To put it as simply as possible, Liverpool need 2.2 points per game over the remainder of the season to finish fourth. They have 39 points and stand in seventh place, while over the past ten seasons it has taken 68 points to qualify for the Champions League. That leaves thirteen games to make up the 29 point gap between where the club is now and where the club felt it needed to be by the end of the season.
So far in Kenny Dalglish's first full season in charge of the club, Liverpool have only managed an underwhelming 1.56 points per game. Certainly it's a step up over the record of the man he replaced last season, as Roy Hodgson only managed a paltry 1.25 points per game in his time at the club.
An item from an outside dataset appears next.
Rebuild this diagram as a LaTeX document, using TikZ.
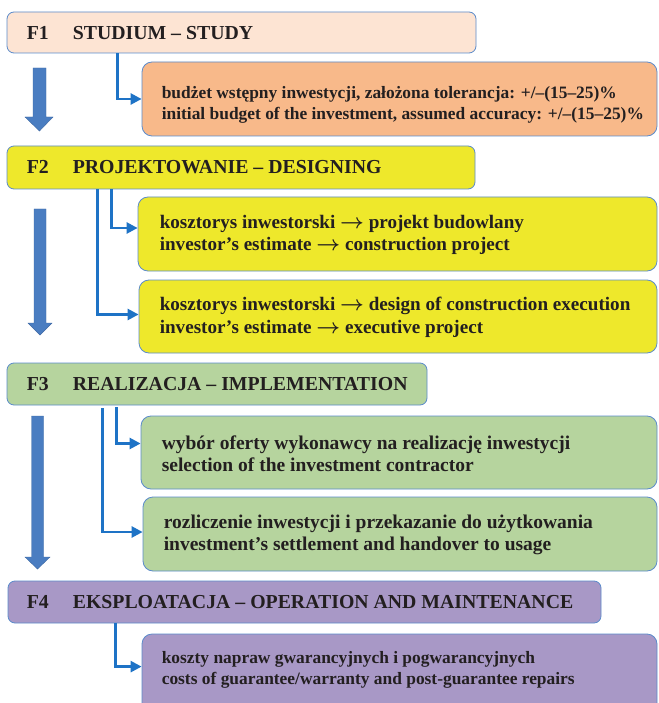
\documentclass[tikz,border=0pt]{standalone}
\usepackage{bm}
\usepackage{fontspec}
\setmainfont{Liberation Serif}
\usetikzlibrary{arrows.meta,fit}

\definecolor{phaseA}{HTML}{FDE4D3}
\definecolor{phaseAsub}{HTML}{F8B98A}
\definecolor{phaseB}{HTML}{EEE82B}
\definecolor{phaseC}{HTML}{B6D49E}
\definecolor{phaseD}{HTML}{A898C6}
\definecolor{edgeblue}{HTML}{5B8BCB}
\definecolor{linkblue}{HTML}{1E73C6}
\definecolor{flowblue}{HTML}{4A7DC1}
\definecolor{ink}{HTML}{231F20}

\tikzset{
  box/.style={draw=edgeblue, line width=0.8pt, rounded corners=7pt, inner sep=0pt},
  subbox/.style={box, rounded corners=10pt},
  ttl/.style={inner sep=0pt, anchor=west, text=ink, font=\bfseries\fontsize{19.8}{23}\selectfont},
  subtxt/.style={inner sep=0pt, anchor=west, align=left, text=ink, font=\bfseries\fontsize{19.5}{22.5}\selectfont},
  arrowtxt/.style={subtxt, font=\bfseries\fontsize{19.1}{22.5}\selectfont},
  smalltxt/.style={subtxt, font=\bfseries\fontsize{17.4}{21}\selectfont},
  conn/.style={draw=linkblue, line width=2.5pt, -{Triangle[length=11pt,width=11pt]}},
  flow/.style={fill=flowblue, draw=flowblue!85!black, line width=0.4pt}
}

\newcommand{\phaselabel}[2]{\makebox[46pt][l]{#1}#2}
\newcommand{\thento}{$\bm{\rightarrow}$}

\begin{document}
\begin{tikzpicture}[x=1pt,y=-1pt]
\clip (0,0) rectangle (658,703);
\fill[white] (0,0) rectangle (658,703);

% phase F1
\node[box, fill=phaseA, fit={(7,12) (476,53)}] (f1) {};
\node[ttl] (f1t) at ([xshift=20pt,yshift=-1pt]f1.west) {\phaselabel{F1}{STUDIUM – STUDY}};
\node[subbox, fill=phaseAsub, fit={(142,62) (657,136)}] (s1) {};
\node[smalltxt] (s1t) at ([xshift=20pt,yshift=-6pt]s1.west)
  {budżet wstępny inwestycji, założona tolerancja: +/–(15–25)\%\\
   initial budget of the investment, assumed accuracy: +/–(15–25)\%};
\draw[conn] ([xshift=111pt]f1.south west) |- (s1.west);

% phase F2
\node[box, fill=phaseB, fit={(7,146) (475,189)}] (f2) {};
\node[ttl] (f2t) at ([xshift=20pt]f2.west) {\phaselabel{F2}{PROJEKTOWANIE – DESIGNING}};
\node[subbox, fill=phaseB, fit={(138,197) (657,271)}] (s2a) {};
\node[arrowtxt] (s2at) at ([xshift=22pt,yshift=-1pt]s2a.west)
  {kosztorys inwestorski \thento{} projekt budowlany\\
   investor’s estimate \thento{} construction project};
\node[subbox, fill=phaseB, fit={(139,280) (657,353)}] (s2b) {};
\node[arrowtxt] (s2bt) at ([xshift=21pt,yshift=-1pt]s2b.west)
  {kosztorys inwestorski \thento{} design of construction execution\\
   investor’s estimate \thento{} executive project};
\draw[conn] ([xshift=105pt]f2.south west) |- ([yshift=6pt]s2a.west);
\draw[conn] ([xshift=91pt]f2.south west) |- ([yshift=2pt]s2b.west);

% phase F3
\node[box, fill=phaseC, fit={(7,363) (427,405)}] (f3) {};
\node[ttl] (f3t) at ([xshift=20pt]f3.west) {\phaselabel{F3}{REALIZACJA – IMPLEMENTATION}};
\node[subbox, fill=phaseC, fit={(141,416) (657,489)}] (s3a) {};
\node[subtxt] (s3at) at ([xshift=21pt,yshift=-1pt]s3a.west)
  {wybór oferty wykonawcy na realizację inwestycji\\
   selection of the investment contractor};
\node[subbox, fill=phaseC, fit={(143,497) (657,571)}] (s3b) {};
\node[subtxt] (s3bt) at ([xshift=21pt,yshift=-1pt]s3b.west)
  {rozliczenie inwestycji i przekazanie do użytkowania\\
   investment’s settlement and handover to usage};
\draw[conn] ([xshift=110pt,yshift=-2pt]f3.south west) |- ([yshift=9pt]s3a.west);
\draw[conn] ([xshift=96pt,yshift=-3pt]f3.south west) |- ([yshift=2pt]s3b.west);

% phase F4
\node[box, fill=phaseD, fit={(8,581) (601,623)}] (f4) {};
\node[ttl] (f4t) at ([xshift=19pt]f4.west) {\phaselabel{F4}{EKSPLOATACJA – OPERATION AND MAINTENANCE}};
\node[subbox, fill=phaseD, fit={(142,634) (657,720)}] (s4) {};
\node[smalltxt] (s4t) at ([xshift=20pt,yshift=-36pt]s4.north west)
  {koszty napraw gwarancyjnych i pogwarancyjnych\\
   costs of guarantee/warranty and post-guarantee repairs};
\draw[conn] ([xshift=108pt]f4.south west) |- ([yshift=-33pt]s4.north west);

% flow arrows between phases
\filldraw[flow] (33,68) -- (46,68) -- (46,117) -- (53,117) -- (39.5,131)
  -- (25,117) -- (33,117) -- cycle;
\filldraw[flow] (34,209) -- (46,209) -- (46,323) -- (52,323) -- (40,335)
  -- (28,323) -- (34,323) -- cycle;
\filldraw[flow] (31.5,416) -- (43.5,416) -- (43.5,557) -- (50,557) -- (37.5,569)
  -- (25,557) -- (31.5,557) -- cycle;
\end{tikzpicture}
\end{document}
Compared to what Dalglish managed when he took over last January, however, it's a sizeable step down from the 1.83 points per game that over a season would have seen the club finish in the top four six of the past ten seasons.
As much as people like to look at the teams around Liverpool in the table, formulating complex routes into the Champions League despite a poor points per game return and Arsenal, Chelsea, and Newcastle all sitting ahead of them, the reality is that the number of points a club ends the season with leads to remarkably consistent results. Based on their performances as manager last season at Liverpool, in every season over the past decade Roy Hodgson would have finished within one spot of eleventh and Kenny Dalglish would have finished within one spot of fourth. Up or down year, there isn't that much variance—and certainly there isn't enough to allow Liverpool to magically sneak into fourth without a massive uptick in points per game before the end of this campaign.
It's also worth considering that the 1.56 points per game managed so far this season by Kenny Dalglish and his heavily overhauled squad is actually worse than the 1.66 points per game delivered by Rafa Benitez in his final season at the club. Those 1.66 points per game, not considered anywhere near good enough by Christian Purlsow despite a depleted squad and a record Premier League points haul the previous season, would have equated to a fifth or sixth place finish most years, with the occasional outlier of fourth or seventh place in seasons where point totals overall in the league were unusually high or low.
The 2.26 points per game that Benitez earned the season before, on the other hand, would have equated to consistent top two finishes over the past decade—including three Premier League titles. And that's the level of performance Liverpool likely need over the remaining thirteen games to have a realistic shot at finishing in the top four. Because as with the four other points per game tallies we've so far looked at, with one notable outlier the 1.56 points per game managed so far this season is worth a fifth to seventh place finish every year—it simply isn't good enough.
The outlier ninth place finish the current squad's points per game number achieves is, of course, from the season where Benitez' 1.66 points per game led to a lowly seventh place finish. Aside from that, though, over the past ten years the current form the club is on once again leads to a consistent finishing position.
The total number of points it takes to reach fourth has also been a fairly consistent thing, and on current form one of Arsenal or Chelsea would be the pick to grab the final Champions League berth with 65 points from 1.72 points per game. That's just three points and .07 points per game less then the decade average of 68 points to finish in fourth, and with three clubs ahead of Liverpool all battling it out it's hardly a stretch to think that one of them at least could go on a slight run to end the season, thereby setting the bar for a top four finish even higher.
Even if they don't, though, and even if the fourth place side ends with a slightly low 65 points, it would still mean Liverpool would need two points per game over the rest of the season to reach that level. In the end, no matter how you come at it and no matter the convoluted roads to a top four finish that can be conjured up, points per game and how it equates to final table standing is all that really matters—and it's been remarkably consistent over the past decade. Moreover, even the most convoluted route would likely require Liverpool to secure two points per game over the final thirteen games.
That's the reality of where Liverpool stands right now in the race for fourth; that's the challenge the club faces if it wants to make a run. Certainly it isn't impossible, but it's a far, far tougher road than many who look at the table and only see the club four points out of fourth would like to believe.